Setiap kali cerita mulai maju, AI menanyakan lagi kepada saya. Karena saya merasa dunianya akan begini-begini saja, saya meminta AI meluaskan dunianya. Hasilnya? Beberapa kali dunia Dungeons and Dragons yang saya mainkan dengan AI menjadi sangat ruwet, membosankan. Kreativias baru yang muncul dari kepala manusia yang bermain DnD jelas tidak bisa digantikan dengan AI.
Jadi, apakah AI bisa menjadi teman kita?
Dalam beberapa sisi AI membantu kita!
Manusia dapat menggunakan emosinya untuk bertindak jahat. Tapi kecerdasan buatan dapat membantu manusia untuk mengamankan diri
Perang merupakan suatu tindakan yang sangat buruk. Perang akan merenggut jiwa-jiwa manusia. Namun, dengan AI sebagai drone perang, kejahatan itu memungkinkan untuk diminimalisir. Kita membicarakan perang, bukan keisengan manusia. Jangan seret ini ke kehidupan yang baik-baik saja.

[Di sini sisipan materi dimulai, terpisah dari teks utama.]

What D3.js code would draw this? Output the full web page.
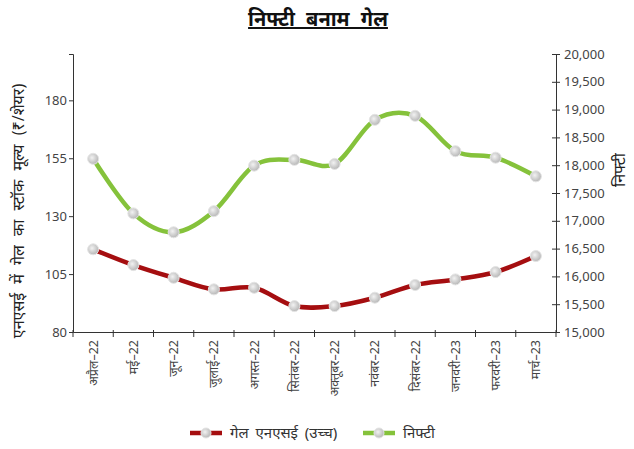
<!DOCTYPE html>
<html>
  <head>
    <meta charset="utf-8">
    <title>निफ्टी बनाम गेल</title>
    <script src="https://cdnjs.cloudflare.com/ajax/libs/d3/7.8.5/d3.min.js"></script>
    <style>
      body { margin: 0; background: #fff; }
      svg text { font-family: "Noto Sans", "Open Sans", sans-serif; }
      .tick text { fill: #444; font-size: 13px; }
      .domain, .tick line { stroke: #333; }
    </style>
  </head>
  <body>
    <div id="chart"></div>
    <script>
      // months (Apr-22 .. Mar-23)
      var months = ["अप्रैल–22", "मई–22", "जून–22", "जुलाई–22", "अगस्त–22", "सितंबर–22",
                    "अक्तूबर–22", "नवंबर–22", "दिसंबर–22", "जनवरी–23", "फरवरी–23", "मार्च–23"];
      // GAIL high on NSE (Rs/share)
      var gail = [115.7, 108.9, 103.4, 98.4, 99.1, 91.2, 91.2, 94.8, 100.3, 102.7, 105.9, 112.8];
      // Nifty monthly high
      var nifty = [18115, 17133, 16794, 17173, 17992, 18096, 18023, 18816, 18888, 18252, 18135, 17800];
      var leftTicks = [80, 105, 130, 155, 180];
      var rightTicks = [15000, 15500, 16000, 16500, 17000, 17500, 18000, 18500, 19000, 19500, 20000];

      var w = 634, h = 449;
      var pLeft = 73, pRight = 556, pTop = 54, pBottom = 332;

      var svg = d3.select("#chart").append("svg")
        .attr("width", w)
        .attr("height", h);

      var defs = svg.append("defs");
      var grad = defs.append("radialGradient").attr("id", "dot")
        .attr("cx", "40%").attr("cy", "40%").attr("r", "60%");
      grad.append("stop").attr("offset", "0%").attr("stop-color", "#f2f2f2");
      grad.append("stop").attr("offset", "100%").attr("stop-color", "#b8b8b8");

      var x = d3.scaleBand().domain(months).range([pLeft, pRight]);
      var yL = d3.scaleLinear().domain([80, 200]).range([pBottom, pTop]);
      var yR = d3.scaleLinear().domain([15000, 20000]).range([pBottom, pTop]);

      // title
      svg.append("text")
        .attr("x", 318).attr("y", 26)
        .attr("text-anchor", "middle")
        .style("font-size", "20px").style("font-weight", "bold")
        .style("text-decoration", "underline")
        .style("word-spacing", "6px")
        .attr("fill", "#111")
        .text("निफ्टी बनाम गेल");

      // axes
      svg.append("g")
        .attr("transform", "translate(" + pLeft + ",0)")
        .call(d3.axisLeft(yL).tickValues(leftTicks).tickSizeOuter(0).tickSize(4))
        .call(function(g) { g.selectAll("text").attr("x", -6); });

      svg.append("g")
        .attr("transform", "translate(" + pRight + ",0)")
        .call(d3.axisRight(yR).tickValues(rightTicks).tickSizeOuter(0)
          .tickFormat(d3.format(",")).tickSize(4))
        .call(function(g) {
          g.selectAll(".tick line").attr("x1", -4);
          g.selectAll("text").attr("x", 8);
        });

      var xAxis = svg.append("g")
        .attr("transform", "translate(0," + pBottom + ")")
        .call(d3.axisBottom(x).tickSize(0).tickSizeOuter(0));
      xAxis.selectAll(".tick text")
        .attr("transform", "rotate(-90)")
        .attr("x", -8).attr("y", 0).attr("dy", "0.35em")
        .style("text-anchor", "end")
        .style("font-size", "12.5px");
      // tick marks on the band edges
      var edges = months.map(function(m) { return x(m); }).concat([pRight]);
      xAxis.selectAll(".edge").data(edges).enter().append("line")
        .attr("class", "edge")
        .attr("x1", function(d) { return d; }).attr("x2", function(d) { return d; })
        .attr("y1", -2).attr("y2", 5)
        .attr("stroke", "#333");

      // axis titles
      svg.append("text")
        .attr("transform", "translate(24,211) rotate(-90)")
        .attr("text-anchor", "middle")
        .style("font-size", "16px")
        .style("word-spacing", "5px")
        .attr("fill", "#222")
        .text("एनएसई में गेल का स्टॉक मूल्य (₹/शेयर)");

      svg.append("text")
        .attr("transform", "translate(625,170) rotate(-90)")
        .attr("text-anchor", "middle")
        .style("font-size", "16px")
        .attr("fill", "#222")
        .text("निफ्टी");

      var cx = function(d, i) { return x(months[i]) + x.bandwidth() / 2; };

      var series = [
        { name: "गेल एनएसई (उच्च)", values: gail, y: yL, color: "#a50e10" },
        { name: "निफ्टी", values: nifty, y: yR, color: "#85c23b" }
      ];

      series.forEach(function(s) {
        var line = d3.line()
          .x(cx)
          .y(function(d) { return s.y(d); })
          .curve(d3.curveCatmullRom.alpha(0));
        svg.append("path")
          .datum(s.values)
          .attr("d", line)
          .attr("fill", "none")
          .attr("stroke", s.color)
          .attr("stroke-width", 4.5);
        svg.selectAll(null).data(s.values).enter().append("circle")
          .attr("cx", cx)
          .attr("cy", function(d) { return s.y(d); })
          .attr("r", 5.5)
          .attr("fill", "url(#dot)")
          .attr("stroke", "#e4e4e4")
          .attr("stroke-width", 1);
      });

      // legend
      var legend = svg.append("g").attr("transform", "translate(0,433)");
      var lx = [190, 363];
      series.forEach(function(s, i) {
        var g = legend.append("g").attr("transform", "translate(" + lx[i] + ",0)");
        g.append("line").attr("x1", 0).attr("x2", 32)
          .attr("stroke", s.color).attr("stroke-width", 4.5);
        g.append("circle").attr("cx", 16).attr("r", 5)
          .attr("fill", "url(#dot)").attr("stroke", "#e4e4e4");
        g.append("text").attr("x", 40).attr("dy", "0.35em")
          .style("font-size", "15px").style("word-spacing", "3px")
          .attr("fill", "#333")
          .text(s.name);
      });
    </script>
  </body>
</html>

Beberapa banyak penjarahan, kekerasan seksual, dan kejahatan lainnya yang terjadi ketika perang dilakukan oleh manusia. Drone perang tidak mungkin melakukan itu. Drona akan menjalankan perintah sesuai manusia yang memerintahkannya, lalu selesai. Tidak ada kejahatan tambahan darinya.
Terlalu mengerikan membawa kita pada pembahasan perang.
Contoh kecil yang ada di rumah adalah CCTV. CCTV memungkinkan kita meningkatkan keamanan terhadap kejahatan manusia. Manusia pada zaman sekarang akan memikirkan berkali-kali sebelum melakukan aksi kejahatan. Karena CCTV tersebar dimana-mana dan dapat dijadikan bukti terhadap kejahatan yang dilakukan. Mata keamanan dari kecerdasaan buatan ada dimana-mana.
Hal itu menjadikan AI bisa menjadi teman kita?
Saya rasa tidak.
Kita hanya akan menjadikan AI sebatas alat, bukan teman kita. Memang seharusnya begitu. Karena menaruh perasaan terhadap AI tidak memberikanmu apa-apa, kan?
Saya tidak akan tahu kekonyolan yang bisa saja terjadi suatu saat nanti, jika seseorang menikahi AI.